# [Your goal]
Write out, word for word, every line from the first one through the line that holds "(0,0) rectangle (909,-722);", and nothing else; skip the pictures.

==== Information provided ====

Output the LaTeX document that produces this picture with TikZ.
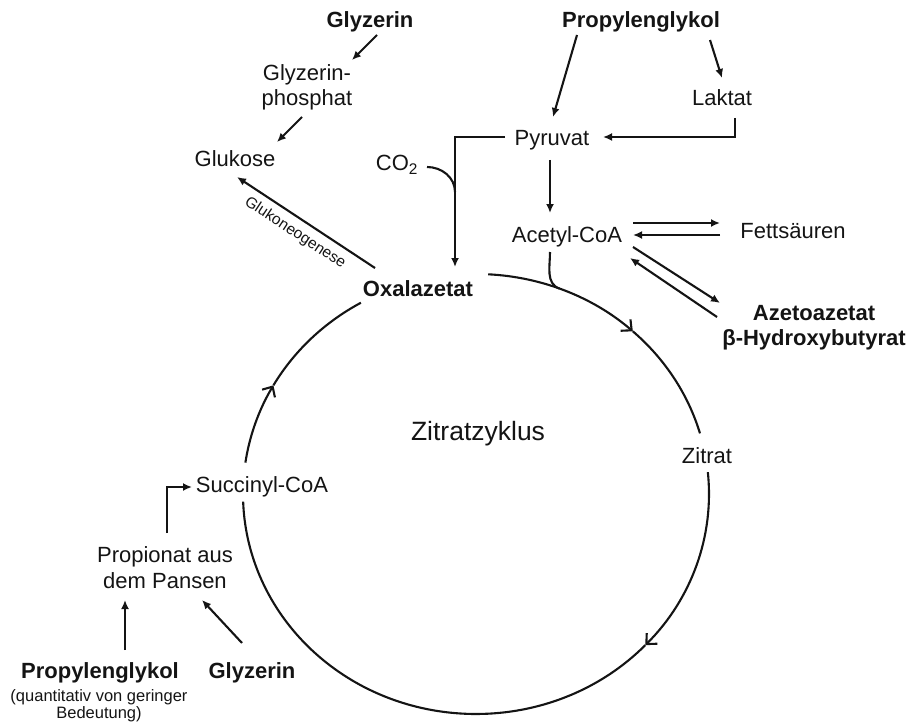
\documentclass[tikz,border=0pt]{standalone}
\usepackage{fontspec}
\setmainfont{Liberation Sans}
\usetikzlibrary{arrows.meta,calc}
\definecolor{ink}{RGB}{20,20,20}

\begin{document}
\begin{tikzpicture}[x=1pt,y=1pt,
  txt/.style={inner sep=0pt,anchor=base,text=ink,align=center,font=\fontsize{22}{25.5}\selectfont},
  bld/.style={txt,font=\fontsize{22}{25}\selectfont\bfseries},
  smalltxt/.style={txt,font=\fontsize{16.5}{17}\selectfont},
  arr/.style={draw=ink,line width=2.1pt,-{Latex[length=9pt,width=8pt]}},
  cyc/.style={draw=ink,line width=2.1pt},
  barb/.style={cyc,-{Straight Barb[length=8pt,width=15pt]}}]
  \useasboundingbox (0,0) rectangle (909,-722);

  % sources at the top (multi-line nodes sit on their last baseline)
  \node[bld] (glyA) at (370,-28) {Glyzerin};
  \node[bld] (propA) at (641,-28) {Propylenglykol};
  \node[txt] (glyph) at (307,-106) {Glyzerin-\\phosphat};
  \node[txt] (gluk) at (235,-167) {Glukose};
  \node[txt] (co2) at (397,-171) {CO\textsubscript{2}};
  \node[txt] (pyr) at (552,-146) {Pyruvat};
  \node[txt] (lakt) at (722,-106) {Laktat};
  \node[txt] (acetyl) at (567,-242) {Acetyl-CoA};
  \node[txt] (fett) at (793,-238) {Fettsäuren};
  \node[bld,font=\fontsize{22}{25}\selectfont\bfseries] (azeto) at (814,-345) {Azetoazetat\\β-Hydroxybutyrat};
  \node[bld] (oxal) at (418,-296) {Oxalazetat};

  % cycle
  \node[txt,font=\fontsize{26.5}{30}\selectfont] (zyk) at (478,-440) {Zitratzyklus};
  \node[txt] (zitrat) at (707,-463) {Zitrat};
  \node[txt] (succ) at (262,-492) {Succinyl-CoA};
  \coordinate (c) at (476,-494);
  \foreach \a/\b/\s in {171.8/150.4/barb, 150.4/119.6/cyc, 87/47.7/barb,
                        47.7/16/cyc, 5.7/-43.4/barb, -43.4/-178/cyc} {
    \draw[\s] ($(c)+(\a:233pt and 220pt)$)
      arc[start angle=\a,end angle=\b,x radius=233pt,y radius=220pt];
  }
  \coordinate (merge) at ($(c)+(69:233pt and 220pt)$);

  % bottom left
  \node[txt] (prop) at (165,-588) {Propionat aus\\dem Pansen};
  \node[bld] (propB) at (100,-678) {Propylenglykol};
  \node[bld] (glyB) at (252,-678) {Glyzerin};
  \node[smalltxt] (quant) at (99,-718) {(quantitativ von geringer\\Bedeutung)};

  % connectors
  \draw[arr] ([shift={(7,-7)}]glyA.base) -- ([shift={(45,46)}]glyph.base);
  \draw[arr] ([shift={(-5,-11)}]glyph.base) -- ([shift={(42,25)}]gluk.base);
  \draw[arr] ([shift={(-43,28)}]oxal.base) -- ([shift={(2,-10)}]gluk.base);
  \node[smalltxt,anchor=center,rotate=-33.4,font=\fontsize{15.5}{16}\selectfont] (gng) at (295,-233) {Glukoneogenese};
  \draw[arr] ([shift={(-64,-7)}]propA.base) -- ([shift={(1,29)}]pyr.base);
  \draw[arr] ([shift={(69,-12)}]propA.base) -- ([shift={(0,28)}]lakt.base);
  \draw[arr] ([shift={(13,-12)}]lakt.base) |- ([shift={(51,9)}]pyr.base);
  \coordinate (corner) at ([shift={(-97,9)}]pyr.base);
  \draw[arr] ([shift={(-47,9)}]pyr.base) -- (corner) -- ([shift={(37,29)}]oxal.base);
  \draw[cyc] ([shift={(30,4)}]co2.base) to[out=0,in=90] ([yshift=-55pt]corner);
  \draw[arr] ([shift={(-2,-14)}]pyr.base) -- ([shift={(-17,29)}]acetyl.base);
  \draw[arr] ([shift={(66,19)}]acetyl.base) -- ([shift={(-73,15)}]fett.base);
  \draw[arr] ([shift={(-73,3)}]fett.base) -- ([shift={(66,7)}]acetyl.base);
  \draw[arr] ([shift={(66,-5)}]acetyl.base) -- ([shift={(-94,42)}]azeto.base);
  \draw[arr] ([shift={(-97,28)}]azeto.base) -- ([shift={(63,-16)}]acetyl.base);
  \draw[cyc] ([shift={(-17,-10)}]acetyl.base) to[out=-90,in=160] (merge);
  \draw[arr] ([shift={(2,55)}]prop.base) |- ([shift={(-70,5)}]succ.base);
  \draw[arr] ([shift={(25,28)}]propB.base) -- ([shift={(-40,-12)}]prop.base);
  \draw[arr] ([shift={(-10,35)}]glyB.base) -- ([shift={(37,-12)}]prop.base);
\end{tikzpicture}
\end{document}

====

# [The output]
Output the LaTeX document that produces this picture with TikZ.
\documentclass[tikz,border=0pt]{standalone}
\usepackage{fontspec}
\setmainfont{Liberation Sans}
\usetikzlibrary{arrows.meta,calc}
\definecolor{ink}{RGB}{20,20,20}

\begin{document}
\begin{tikzpicture}[x=1pt,y=1pt,
  txt/.style={inner sep=0pt,anchor=base,text=ink,align=center,font=\fontsize{22}{25.5}\selectfont},
  bld/.style={txt,font=\fontsize{22}{25}\selectfont\bfseries},
  smalltxt/.style={txt,font=\fontsize{16.5}{17}\selectfont},
  arr/.style={draw=ink,line width=2.1pt,-{Latex[length=9pt,width=8pt]}},
  cyc/.style={draw=ink,line width=2.1pt},
  barb/.style={cyc,-{Straight Barb[length=8pt,width=15pt]}}]
  \useasboundingbox (0,0) rectangle (909,-722);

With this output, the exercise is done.